- Date: 16–22 February
- Edition: 6th
- Category: Tier II
- Draw: 28S / 16D
- Surface: Carpet / indoor
- Location: Hanover, Germany

Champions

Singles
- Patty Schnyder

Doubles
- Lisa Raymond / Rennae Stubbs
| Faber Grand Prix |

= 1998 Faber Grand Prix =

The 1998 Faber Grand Prix was a women's tennis tournament played on indoor carpet courts in Hanover, in Germany that was part of Tier II of the 1998 WTA Tour.
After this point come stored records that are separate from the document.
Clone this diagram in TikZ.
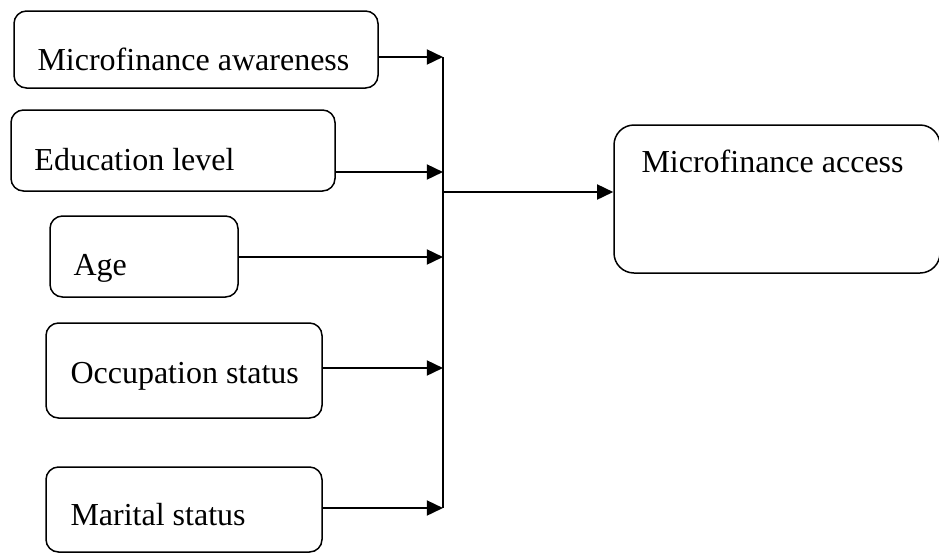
\documentclass[tikz,border=0pt]{standalone}
\usepackage{fontspec}
\setmainfont{Liberation Serif}
\usetikzlibrary{arrows.meta,positioning,fit,calc}

\begin{document}
\begin{tikzpicture}[x=0.4pt,y=-0.4pt]
            \tikzset{
              box/.style={draw, rounded corners=5pt, line width=0.6pt, inner sep=0pt},
              lbl/.style={anchor=base west, inner sep=0pt, font=\fontsize{12.8}{15}\selectfont},
              link/.style={line width=0.9pt, -{Triangle[length=6.5pt,width=6pt]}},
            }
            \useasboundingbox (0,0) rectangle (939,554);
            % factor boxes
            \node[box, fit={(14,11) (378,88)}] (aware) {};
            \node[box, fit={(11,110) (335,191)}] (edu) {};
            \node[box, fit={(50,216) (238,297)}] (age) {};
            \node[box, fit={(46,323) (322,418)}] (occ) {};
            \node[box, fit={(46,467) (322,552)}] (mar) {};
            \node[box, rounded corners=8pt, fit={(614,125) (940,273)}] (access) {};
            \node[lbl] (aware-t) at (37,70) {Microfinance awareness};
            \node[lbl] (edu-t) at (34,170) {Education level};
            \node[lbl] (age-t) at (73,275) {Age};
            \node[lbl] (occ-t) at (70,383) {Occupation status};
            \node[lbl] (mar-t) at (70,525) {Marital status};
            \node[lbl] (access-t) at (641,172) {Microfinance access};
            % trunk
            \coordinate (t1) at (443,57);
            \coordinate (t2) at (443,172);
            \coordinate (t3) at (443,257);
            \coordinate (t4) at (443,368);
            \coordinate (t5) at (443,508);
            \coordinate (tm) at (443,192);
            \draw[line width=0.9pt] (t1) -- (t5);
            \draw[link] (aware.east |- t1) -- (t1);
            \draw[link] (edu.east |- t2) -- (t2);
            \draw[link] (age.east |- t3) -- (t3);
            \draw[link] (occ.east |- t4) -- (t4);
            \draw[link] (mar.east |- t5) -- (t5);
            \draw[link] (tm) -- (access.west |- tm);
\end{tikzpicture}
\end{document}
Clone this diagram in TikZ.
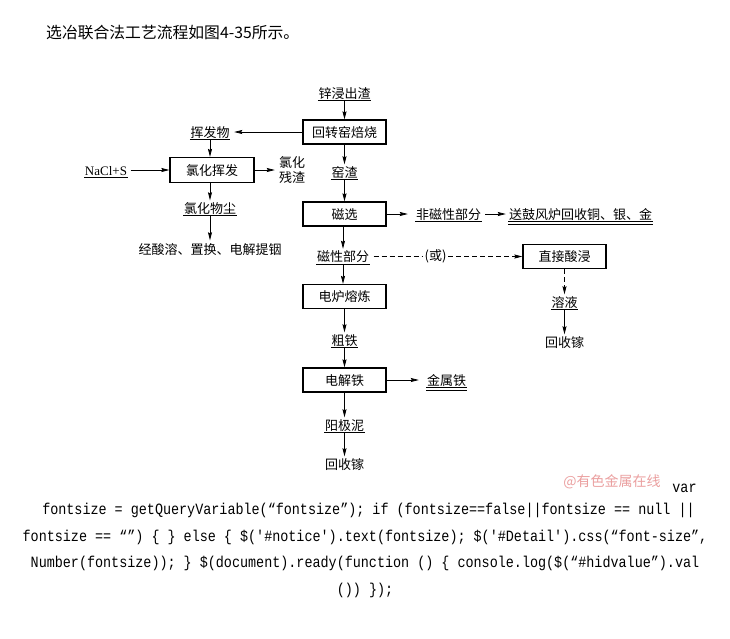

The tournament was held from 16 February until 22 February 1998. Unseeded Patty Schnyder won the singles title and earned $79,000 first-prize money.

==Finals==
===Singles===

SUI Patty Schnyder defeated CZE Jana Novotná 6–0, 2–6, 7–5
- It was Schnyder's 2nd title of the year and the 2nd of her career.

===Doubles===

USA Lisa Raymond / AUS Rennae Stubbs defeated RUS Elena Likhovtseva / NED Caroline Vis 6–1, 6–7, 6–3
- It was Raymond's 1st title of the year and the 10th of her career. It was Stubbs' 1st title of the year and the 14th of her career.